Ainsi, les câblo-opérateurs
sont soumis à un double régime d'autorisation pour l'établissement
et pour l'exploitation de leur réseau. D'une part, ce
sont les communes qui doivent en premier lieu autoriser
l'établissement du réseau sur leur territoire et conclure
ensuite une convention avec la société exploitant le
réseau câblé. Ensuite, l'exploitation du réseau est
autorisée par le Conseil Supérieur de l'Audiovisuel
sur proposition des communes (art. 34 de la loi du 30
septembre 1986).
L'activité de distribution
de services audiovisuels par câble est également soumise
à certaines obligations qui tiennent principalement
à la volonté du législateur de garantir le respect du
pluralisme. Ainsi, en application de la loi du 30 septembre
1986 qui leur est applicable, les câblo-opérateur sont
soumis au contrôle du Conseil Supérieur de l'Audiovisuel
(CSA) qui a notamment pour mission de vérifier que l'offre
de "chaînes" des câblo-opérateurs est conforme à l'intérêt
du public au regard notamment de la variété des services
proposés, de l'équilibre économique des relations contractuelles
avec les éditeurs de services. Il s'agit pour le CSA
d'exercer un contrôle "qualitatif" sur la composition
du bouquet de chaînes distribuées par le câblo-opérateur
(art. 34 de la loi du 30 septembre 1986).
Autre restriction mise à la
charge des câblo-opérateurs, la limitation de leur nombre
maximum d'abonnés : une même société titulaire d'une
autorisation d'exploitation d'un réseau câblé ne peut
pas desservir plus de 8 millions de personnes (art.
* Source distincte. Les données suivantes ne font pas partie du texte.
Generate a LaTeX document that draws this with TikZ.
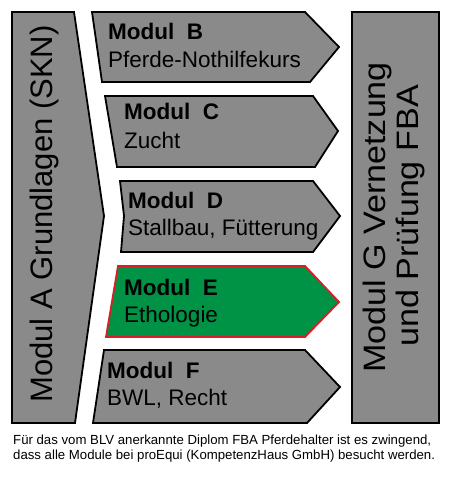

41 de la loi du 30 septembre 1986). La suppression de
cette contrainte est cependant en cours de discussion
au Parlement.
Enfin, ces distributeurs de
services audiovisuels assument une obligation dit de
"must carry" signifiant qu'ils doivent distribuer sur
leur réseau l'ensemble des chaînes hertziennes en clair.
Cette mesure, qui a également vocation à s'appliquer
à la télévision numérique terrestre (TNT), est perçue
par les câblo-opérateurs comme une mesure discriminatoire.
Cette obligation de "must carry", qui peut se concevoir
lorsque les chaînes hertziennes sont au nombre de six,
est nécessairement beaucoup plus contraignante avec
la future TNT qui verra le nombre de chaînes disponibles
augmenter considérablement (art. 34 de la loi du 30
septembre 1986).
Même si la loi du 30 septembre
1986 ne définit pas ce qu'est la "télévision par câble",
il faut reconnaître que les textes qui régissent la
distribution de services de télévision par câble n'ont
pas été conçus pour s'appliquer aux réseaux de télécommunications,
nouvellement appelés à délivrer un contenu audiovisuel.
A ce jour, les opérateurs ADSL
qui proposent ou proposeront dans un avenir proche la
télévision par ADSL, sur un réseau établi et exploité
par eux, appartiennent donc uniquement à la catégorie
des opérateurs de télécommunications et relèvent, à
ce titre, du Code des postes et télécommunications.
En conséquence, aucune des obligations précitées applicables
aux câblo-opérateurs n'est applicable aux opérateurs
ADSL au titre du Code des postes et télécommunications.
Les propos tenus dernièrement
par le président de l'Autorité de Régulation des Télécommunications
(ART) indiquent plutôt la bienveillance du régulateur
pour le développement de la télévision par ADSL dans
cet environnement réglementaire "allégé". En effet,
l'offre de télévision par ADSL est vue comme un moyen
de développer la concurrence sur le marché de la téléphonie
grand public et de permettre aux opérateurs qui s'engagent
dans le dégroupage de la boucle locale de France Telecom
d'accélérer leur retour sur investissement.
Par le téléphone, l'hertzien
numérique et analogique, le câble et le satellite, les
bouquets TV frappent aux portes des particuliers. Dans
un secteur où la concurrence se développe, la réglementation
doit avoir pour objectif de créer les conditions de
cette concurrence, non de la fausser. C'est en ayant
ceci à l'esprit que législateur et régulateurs doivent
piloter le lancement de la télévision sur ADSL.